Jurats unanimous in guilty rape verdict
Saturday 15th May 2004, 12:00AM BST.
THE man accused of raping a woman in her home almost a year ago was found guilty by the Royal Court. The 12 Jurats were unanimous in the verdict against Richard Barnes, 29, of no fixed address.
They deliberated for 75 minutes at the end of a five-day trial.
The verdict drew gasps from his friends and family in the gallery while he appeared to remain calm. He will have to wait at least three weeks before sentencing while a probation report is compiled.
Deputy Bailiff Geoff Rowland said that it was a most serious matter and that a custodial sentence was likely. He remanded him in custody immediately.
Barnes had spent seven weeks in custody after the incident last year but had been on open remand with conditions since mid-July.
He had denied raping the woman between 5.30am and 6am on 31 May 2003 in the house she shared with her fiance.
Barnes was a trainee stonemason at the time. After finishing work one Friday, he had drunk approximately 10 pints of lager before taking a taxi home about midnight.
He gatecrashed a party and went swimming in the pool but left when he was asked to do so.
A policeman on patrol saw him walking to his home at about 1.10am.
There he changed his clothes before returning to the party, only to go into the wrong house.
He walked straight upstairs past the lounge where the woman’s fiance was asleep on the sofa, opened a door, removed his top, jeans and trainers and jumped into bed.
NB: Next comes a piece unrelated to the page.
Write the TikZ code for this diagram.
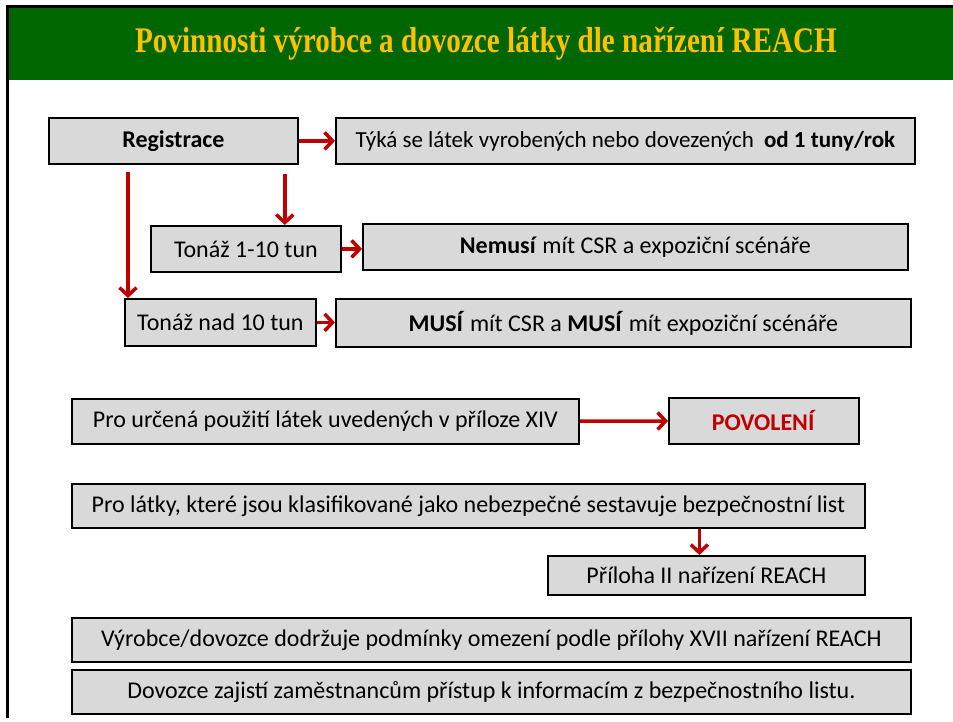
\documentclass[tikz,border=0pt]{standalone}
\usepackage{fontspec}
\setmainfont{Carlito}
\newfontfamily\titlefont[FakeStretch=0.81]{Liberation Serif}
\usetikzlibrary{arrows.meta}
\definecolor{slidegreen}{RGB}{0,102,0}
\definecolor{titlegold}{RGB}{255,192,0}
\definecolor{boxgray}{RGB}{217,217,217}
\definecolor{arrowred}{RGB}{192,0,0}

\begin{document}
\begin{tikzpicture}[x=1pt,y=-1pt,
  box/.style={draw=black,line width=1.8pt,fill=boxgray,anchor=north west,inner sep=0pt,
    font=\fontsize{24}{28}\selectfont},
  arr/.style={draw=arrowred,line width=3.5pt,-{Straight Barb[length=8pt,width=17pt]}}]
\useasboundingbox (0,0) rectangle (953,722);
\fill[white] (0,0) rectangle (953,722);
% slide frame and title bar
\fill[slidegreen] (8,8) rectangle (953,80);
\draw[line width=3pt] (7,718) -- (7,7) -- (953,7);
\node[font=\titlefont\bfseries\fontsize{36}{40}\selectfont,text=titlegold] (title) at (486,44)
  {Povinnosti výrobce a dovozce látky dle nařízení REACH};

% registrace
\node[box,minimum width=249pt,minimum height=46pt] (reg) at (48,117) {\textbf{Registrace}};
\node[box,minimum width=579pt,minimum height=46pt,font=\fontsize{23}{27}\selectfont] (tyka) at (335,117)
  {Týká se látek vyrobených nebo dovezených\hspace{5pt} \textbf{od 1 tuny/rok}};
\node[box,minimum width=190pt,minimum height=46pt] (ton1) at (150,225) {Tonáž 1-10 tun};
\node[box,minimum width=545pt,minimum height=46pt] (nemusi) at (362,223)
  {\textbf{Nemusí} mít CSR a expoziční scénáře};
\node[box,minimum width=191pt,minimum height=47pt] (ton10) at (124,298) {Tonáž nad 10 tun};
\node[box,minimum width=575pt,minimum height=48pt] (musi) at (335,298)
  {\textbf{MUSÍ} mít CSR a \textbf{MUSÍ} mít expoziční scénáře};

% povoleni
\node[box,minimum width=507pt,minimum height=45pt] (xiv) at (71,398)
  {Pro určená použití látek uvedených v příloze XIV};
\node[box,minimum width=190pt,minimum height=46pt,text=arrowred] (povol) at (668,397)
  {\textbf{POVOLENÍ}};

% bezpecnostni list
\node[box,minimum width=793pt,minimum height=44pt] (blist) at (71,483)
  {Pro látky, které jsou klasifikované jako nebezpečné sestavuje bezpečnostní list};
\node[box,minimum width=317pt,minimum height=39pt] (pril) at (547,555)
  {Příloha II nařízení REACH};

\node[box,minimum width=839pt,minimum height=44pt] (xvii) at (71,617)
  {Výrobce/dovozce dodržuje podmínky omezení podle přílohy XVII nařízení REACH};
\node[box,minimum width=839pt,minimum height=44pt] (info) at (71,669)
  {Dovozce zajistí zaměstnancům přístup k informacím z bezpečnostního listu.};

\draw[arr] (reg) -- (tyka);
\draw[arr] (ton1.east) -- (ton1.east -| nemusi.west);
\draw[arr] (ton10.east) -- (ton10.east -| musi.west);
\draw[arr] (xiv) -- (povol);
\draw[arr,shorten <=9pt] ([xshift=-14pt]reg.south east) -- ([xshift=-14pt]reg.south east |- ton1.north);
\draw[arr,shorten <=7pt] ([xshift=80pt]reg.south west) -- ([xshift=80pt]reg.south west |- ton10.north);
\draw[arr] ([xshift=-7pt]blist.south -| pril.north) -- ([xshift=-7pt]pril.north);
\end{tikzpicture}
\end{document}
He fell asleep straightaway and when he woke up the next morning the room was light and he saw a naked woman beside him.
The woman, who had been drunk the night before and had been put to bed by her fiance, said that she woke up to find Barnes on top of her, having sex with her.
She said she shouted ‘who the hell are you, what are you doing, get off,’ and pushed him twice.
Immediately after the act, she went downstairs into the lounge shouting to her fiance that there was a man upstairs who had had sex with her and she thought it was the fiance.
Barnes claimed in court that he had woken up with his arm over the woman, they had started touching each other before foreplay and sexual intercourse.
He said that the woman was half-asleep initially but had opened her eyes several times during the incident.
Once she had left the room, he got dressed and went downstairs, where he was met by the woman’s fiance who asked if he had had sex with his ‘wife’. The fiance said that Barnes started hyperventilating and scratching his head before darting out of the door.
Barnes went home to bed and was arrested later that day.
Evidence showed that sexual intercourse had occurred but there was no evidence of bruising or marks to either party or internal injuries to the woman.
Crown Advocate Graeme McKerrell said that her shouting and trying to push him off were clear indications that the woman was not consenting to sex.
Barnes, defended by Advocate Peter Ferbrache, will not be sentenced before 7 June.